From Text to Test: AI-Generated Control Software for Materials Science Instruments

Abstract

Large language models (LLMs) are transforming the landscape of chemistry and materials science. Recent examples of LLM-accelerated experimental research include virtual assistants for parsing synthesis recipes from the literature, or using the extracted knowledge to guide synthesis and characterization. Despite these advancements, their application is constrained to labs with automated instruments and control software, leaving much of materials science reliant on manual processes. Here, we demonstrate the rapid deployment of a Python-based control module for a Keithley 2400 electrical source measure unit using ChatGPT-4. Through iterative refinement, we achieved effective instrument management with minimal human intervention. Additionally, a user-friendly graphical user interface (GUI) was created, effectively linking all instrument controls to interactive screen elements.
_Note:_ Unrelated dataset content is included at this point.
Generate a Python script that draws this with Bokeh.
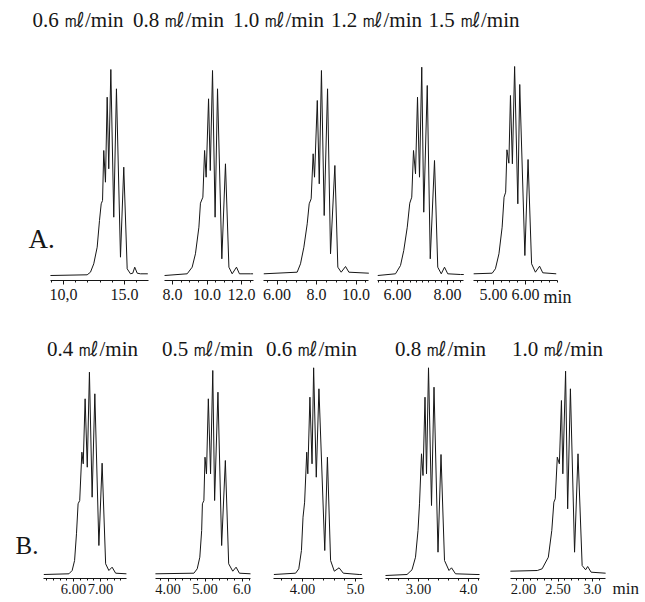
import numpy as np
from bokeh.plotting import figure
from bokeh.layouts import column, row
from bokeh.models import Range1d, LinearAxis, FixedTicker
from bokeh.core.properties import value
from bokeh.embed import file_html
from bokeh.resources import INLINE

SERIF = "Liberation Serif"
INK = "#161616"

# ---------------- data ----------------
titles_a = ["0.6 ㎖/min", "0.8 ㎖/min", "1.0 ㎖/min", "1.2 ㎖/min", "1.5 ㎖/min"]
titles_b = ["0.4 ㎖/min", "0.5 ㎖/min", "0.6 ㎖/min", "0.8 ㎖/min", "1.0 ㎖/min"]

# retention time (min) / detector response (arbitrary units)
a1_time = [8.93, 11.94, 12.21, 12.48, 12.76, 12.95, 13.09, 13.20, 13.30, 13.44, 13.58, 13.71,
           13.88, 14.12, 14.34, 14.67, 14.94, 15.22, 15.49, 15.68, 15.84, 16.04, 16.31, 16.91]
a1_resp = [0, 0.7, 3.3, 11.7, 28.3, 55, 71.7, 75, 125, 93.3, 178.3, 106.7,
           206, 58.3, 186.7, 18.3, 108.3, 6.7, 1.7, 2.3, 8.3, 2.3, 1.7, 1.7]

a2_time = [7.54, 8.85, 9.14, 9.33, 9.53, 9.62, 9.76, 9.86, 9.95, 10.09, 10.19, 10.32,
           10.47, 10.61, 10.86, 11.07, 11.27, 11.46, 11.71, 11.88, 12.52, 12.67]
a2_resp = [0, 1.7, 8.3, 21.7, 48.3, 72.3, 78.3, 125, 98.3, 176.7, 105, 205,
           58.3, 186.7, 16.7, 111.7, 8.3, 1.7, 8.3, 1.7, 1.7, 1.7]

a3_time = [5.33, 7.02, 7.19, 7.36, 7.53, 7.63, 7.73, 7.83, 7.90, 8.04, 8.14, 8.25,
           8.39, 8.56, 8.71, 8.93, 9.08, 9.25, 9.47, 9.64, 10.65]
a3_resp = [1.7, 3.3, 11.7, 28.3, 51.7, 71.7, 76.7, 121.7, 98.3, 175, 91.7, 205,
           60, 186.7, 21.7, 110, 8.3, 3.3, 9, 3.3, 2.3]

a4_time = [5.21, 5.92, 6.12, 6.25, 6.39, 6.49, 6.57, 6.64, 6.72, 6.80, 6.88, 6.97,
           7.05, 7.19, 7.31, 7.48, 7.61, 7.75, 7.88, 8.01, 8.52, 8.65]
a4_resp = [0, 1.7, 10, 25, 48.3, 72.3, 78.3, 125, 101.7, 178.3, 98.3, 208.3,
           63.3, 190, 16.7, 115, 8.3, 1.7, 8.3, 1.7, 1, 1]

a5_time = [4.38, 4.96, 5.06, 5.17, 5.27, 5.33, 5.38, 5.42, 5.48, 5.53, 5.59, 5.66,
           5.76, 5.82, 5.98, 6.08, 6.19, 6.31, 6.44, 6.54, 6.96]
a5_resp = [1.7, 2.3, 6.7, 21.7, 48.3, 78.3, 83.3, 125.7, 112.3, 180, 111.7, 209,
           71.7, 191, 20, 116, 11.7, 3.3, 9.3, 2.7, 1.7]

b1_time = [4.90, 5.83, 5.95, 6.04, 6.11, 6.17, 6.23, 6.31, 6.36, 6.43, 6.51, 6.59,
           6.69, 6.79, 6.94, 7.06, 7.19, 7.31, 7.43, 7.56, 7.96]
b1_resp = [1, 1.7, 5, 15, 41.7, 71.7, 75, 123.3, 111.7, 176.7, 108.3, 203.3,
           78.3, 181.7, 30, 112.3, 11.7, 5, 8.3, 2.3, 1.7]

b2_time = [3.66, 4.70, 4.79, 4.86, 4.91, 4.93, 4.97, 5.00, 5.04, 5.09, 5.15, 5.21,
           5.26, 5.35, 5.45, 5.55, 5.64, 5.75, 5.84, 5.93, 6.23]
b2_resp = [1.7, 2.3, 6.7, 18.3, 45, 71.7, 75, 118.3, 101.7, 176.7, 101.7, 205,
           75, 183.3, 30, 115, 11.7, 4.3, 8.3, 2.3, 1.7]

b3_time = [3.46, 3.87, 3.93, 3.98, 4.01, 4.04, 4.08, 4.10, 4.14, 4.18, 4.21, 4.26,
           4.31, 4.42, 4.47, 4.53, 4.60, 4.69, 4.77, 5.07, 5.12]
b3_resp = [1, 2.3, 6.7, 25, 58.3, 73.3, 123.3, 101.7, 178.3, 111.7, 207.7, 98.3,
           186.7, 25, 118.3, 15, 4.3, 7.7, 2.3, 1, 1]

b4_time = [2.34, 2.77, 2.87, 2.94, 2.99, 3.02, 3.06, 3.09, 3.13, 3.16, 3.20, 3.26,
           3.31, 3.39, 3.45, 3.52, 3.61, 3.66, 3.74, 4.17, 4.22]
b4_resp = [0, 1, 5.7, 18.3, 45, 71.7, 121.7, 100, 178.3, 101.7, 207.7, 70,
           188.3, 23.3, 121, 15, 5, 7.7, 1.7, 1, 1]

b5_time = [1.81, 2.20, 2.27, 2.36, 2.41, 2.44, 2.46, 2.49, 2.52, 2.55, 2.57, 2.61,
           2.64, 2.68, 2.74, 2.79, 2.85, 2.90, 2.93, 2.98, 3.19]
b5_resp = [4.3, 5, 6.7, 18.3, 45, 73.3, 76.7, 118.3, 111.7, 175, 101.7, 204.3,
           66.7, 186.7, 23.3, 121.7, 10, 5.7, 9, 3.3, 2.3]

a1_ticks, a1_tick_labels = [10, 15], ["10,0", "15.0"]
a2_ticks, a2_tick_labels = [8, 10, 12], ["8.0", "10.0", "12.0"]
a3_ticks, a3_tick_labels = [6, 8, 10], ["6.00", "8.0", "10.0"]
a4_ticks, a4_tick_labels = [6, 8], ["6.00", "8.00"]
a5_ticks, a5_tick_labels = [5, 6], ["5.00", "6.00"]
b1_ticks, b1_tick_labels = [6, 7], ["6.00", "7.00"]
b2_ticks, b2_tick_labels = [4, 5, 6], ["4.00", "5.00", "6.0"]
b3_ticks, b3_tick_labels = [4, 5], ["4.00", "5.0"]
b4_ticks, b4_tick_labels = [3, 4], ["3.00", "4.0"]
b5_ticks, b5_tick_labels = [2, 2.5, 3], ["2.00", "2.50", "3.0"]

# ---------------- layout (page pixels, origin at top-left of page) ----------------
STRIP_H = 34
ROW_A = dict(top=34, bottom=306, axis=280, base=275, tick_out=4, standoff=4,
             label_size="16px", unit_px=543, unit_py=296, unit_size="18px")
ROW_B = dict(top=306, bottom=602, axis=578, base=575, tick_out=3, standoff=2,
             label_size="14.5px", unit_px=612, unit_py=588, unit_size="17px")

panels_a = [
    dict(t=a1_time, y=a1_resp, ticks=a1_ticks, labels=a1_tick_labels, cal=(10, 63, 12.2),
         axis=(8.93, 16.97), minor=1.0, cell=(0, 156)),
    dict(t=a2_time, y=a2_resp, ticks=a2_ticks, labels=a2_tick_labels, cal=(8, 172, 17.25),
         axis=(7.54, 12.70), minor=0.5, cell=(156, 258)),
    dict(t=a3_time, y=a3_resp, ticks=a3_ticks, labels=a3_tick_labels, cal=(6, 276.5, 19.75),
         axis=(5.33, 10.65), minor=0.5, cell=(258, 372)),
    dict(t=a4_time, y=a4_resp, ticks=a4_ticks, labels=a4_tick_labels, cal=(6, 397, 25),
         axis=(5.2, 8.65), minor=0.25, cell=(372, 468)),
    dict(t=a5_time, y=a5_resp, ticks=a5_ticks, labels=a5_tick_labels, cal=(5, 493, 32),
         axis=(4.375, 7.0), minor=0.25, cell=(468, 645)),
]
panels_b = [
    dict(t=b1_time, y=b1_resp, ticks=b1_ticks, labels=b1_tick_labels, cal=(6, 73, 27),
         axis=(4.89, 7.96), minor=0.25, cell=(0, 142)),
    dict(t=b2_time, y=b2_resp, ticks=b2_ticks, labels=b2_tick_labels, cal=(4, 167.5, 37),
         axis=(3.66, 6.23), minor=0.2, cell=(142, 262)),
    dict(t=b3_time, y=b3_resp, ticks=b3_ticks, labels=b3_tick_labels, cal=(4, 302, 53),
         axis=(3.45, 5.13), minor=0.2, cell=(262, 374)),
    dict(t=b4_time, y=b4_resp, ticks=b4_ticks, labels=b4_tick_labels, cal=(3, 418, 50),
         axis=(2.34, 4.22), minor=0.2, cell=(374, 496)),
    dict(t=b5_time, y=b5_resp, ticks=b5_ticks, labels=b5_tick_labels, cal=(2, 523, 69),
         axis=(1.81, 3.19), minor=0.1, cell=(496, 645)),
]

title_a_x = [77.5, 178, 278, 376, 473.5]
title_a_y = 19
title_b_x = [92, 207, 311, 440, 557]
title_b_y = 348


def minor_ticks(lo, hi, step):
    k0 = int(np.ceil(lo / step - 1e-9))
    k1 = int(np.floor(hi / step + 1e-9))
    return [round(k * step, 4) for k in range(k0, k1 + 1)]


def make_panel(spec, rc):
    tref, pref, s = spec["cal"]
    L, R = spec["cell"]

    def to_t(px):
        return tref + (px - pref) / s

    def to_y(py):
        return rc["base"] - py

    p = figure(width=R - L, height=rc["bottom"] - rc["top"],
               x_range=Range1d(to_t(L), to_t(R)),
               y_range=Range1d(to_y(rc["bottom"]), to_y(rc["top"])),
               x_axis_location=None, y_axis_location=None,
               toolbar_location=None, output_backend="svg",
               min_border_left=0, min_border_right=0, min_border_top=0,
               min_border_bottom=0)
    p.outline_line_color = None
    p.background_fill_color = "white"
    p.border_fill_color = "white"
    p.grid.visible = False

    lo, hi = spec["axis"]
    ax = LinearAxis(
        bounds=(lo, hi),
        fixed_location=to_y(rc["axis"]),
        ticker=FixedTicker(ticks=spec["ticks"], minor_ticks=minor_ticks(lo, hi, spec["minor"])),
        major_label_overrides={float(v): lab for v, lab in zip(spec["ticks"], spec["labels"])},
        major_label_text_font=SERIF, major_label_text_font_size=rc["label_size"],
        major_label_text_color=INK, major_label_standoff=rc["standoff"],
        major_tick_in=0, major_tick_out=rc["tick_out"],
        minor_tick_in=0, minor_tick_out=2,
        axis_line_color=INK, major_tick_line_color=INK, minor_tick_line_color=INK,
        axis_line_width=1,
    )
    p.add_layout(ax, "below")
    p.line(spec["t"], spec["y"], line_color=INK, line_width=1)
    return p, to_t, to_y


def add_text(p, x, y, txt, size, align="left"):
    p.text(x=[x], y=[y], text=[txt], text_font=value(SERIF), text_font_size=size,
           text_color=INK, text_align=align, text_baseline="middle")


figs_a = []
for i, spec in enumerate(panels_a):
    p, to_t, to_y = make_panel(spec, ROW_A)
    if i == 0:
        add_text(p, to_t(28), to_y(238), "A.", "27px")
    if i == len(panels_a) - 1:
        add_text(p, to_t(ROW_A["unit_px"]), to_y(ROW_A["unit_py"]), "min", ROW_A["unit_size"])
    figs_a.append(p)

figs_b = []
for i, spec in enumerate(panels_b):
    p, to_t, to_y = make_panel(spec, ROW_B)
    add_text(p, to_t(title_b_x[i]), to_y(title_b_y), titles_b[i], "21px", align="center")
    if i == 0:
        add_text(p, to_t(15), to_y(545), "B.", "25px")
    if i == len(panels_b) - 1:
        add_text(p, to_t(ROW_B["unit_px"]), to_y(ROW_B["unit_py"]), "min", ROW_B["unit_size"])
    figs_b.append(p)

strip = figure(width=645, height=STRIP_H, x_range=Range1d(0, 645), y_range=Range1d(STRIP_H, 0),
               x_axis_location=None, y_axis_location=None, toolbar_location=None,
               output_backend="svg", min_border_left=0, min_border_right=0,
               min_border_top=0, min_border_bottom=0)
strip.outline_line_color = None
strip.grid.visible = False
strip.text(x=title_a_x, y=[title_a_y] * len(title_a_x), text=titles_a,
           text_font=value(SERIF), text_font_size="21px", text_color=INK,
           text_align="center", text_baseline="middle")

layout = column(strip, row(*figs_a), row(*figs_b))
open("out.html", "w").write(file_html(layout, INLINE))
Finally, we integrated this AI-crafted instrument control software with a high-performance stochastic optimization algorithm to facilitate rapid and automated extraction of electronic device parameters related to semiconductor charge transport mechanisms from current-voltage (IV) measurement data. This integration resulted in a comprehensive open-source toolkit for semiconductor device characterization and analysis using IV curve measurements. We demonstrate the application of these tools by acquiring, analyzing, and parameterizing IV data from a Pt/Cr$_2$O$_3$:Mg/$β$-Ga$_2$O$_3$ heterojunction diode, a novel stack for high-power and high-temperature electronic devices. This approach underscores the powerful synergy between LLMs and the development of instruments for scientific inquiry, showcasing a path for further acceleration in materials science.

Figures (11)

• Figure 1: Diagram depicting the AI-engineered current-voltage (IV) characterization module and parameter extraction tool described in this work. The Source Measure Unit (SMU) is connected to a control computer running a Python application developed by ChatGPT. The collected IV characterization data is subsequently processed using a high-performance differential evolution algorithm for automated parameter extraction from the IV curves, to provide insights for redesigning the device stack.
• Figure 2: Initial prompts evaluating ChatGPT's comprehension of SCPI (Standard Commands for Programmable Instruments) and its proficiency in generating Python code. The dialogue demonstrates ChatGPT's resilience to a typographical error (SCIPI instead of SCPI), underscoring its robust understanding and ability to accurately respond to queries related to programming and instrument control.
• Figure 3: ChatGPT-crafted Python class (initial architecture, before subsequent refactoring based on prompts) for interacting with a Keithley 2400 SMU, with methods for instrument connection, panel and measurement mode selection, and setting a compliance level. An example usage was also provided.
• Figure 4: Initial prompt instructing ChatGPT to create a graphical user interface (GUI) for interfacing with the instrument's control class, to assess whether it correctly comprehended its task.
• Figure 5: ChatGPT-crafted graphical user interface for a Keithley 2400 controller. The user can select the operation panel, measurement mode, source and measure varibles (voltage and current), sweep parameters (start, stop, step size), compliance, source and measurement ranges, besides NPLC and delay parameters. The data resulting from the IV sweep is plotted and can be saved through a file dialog.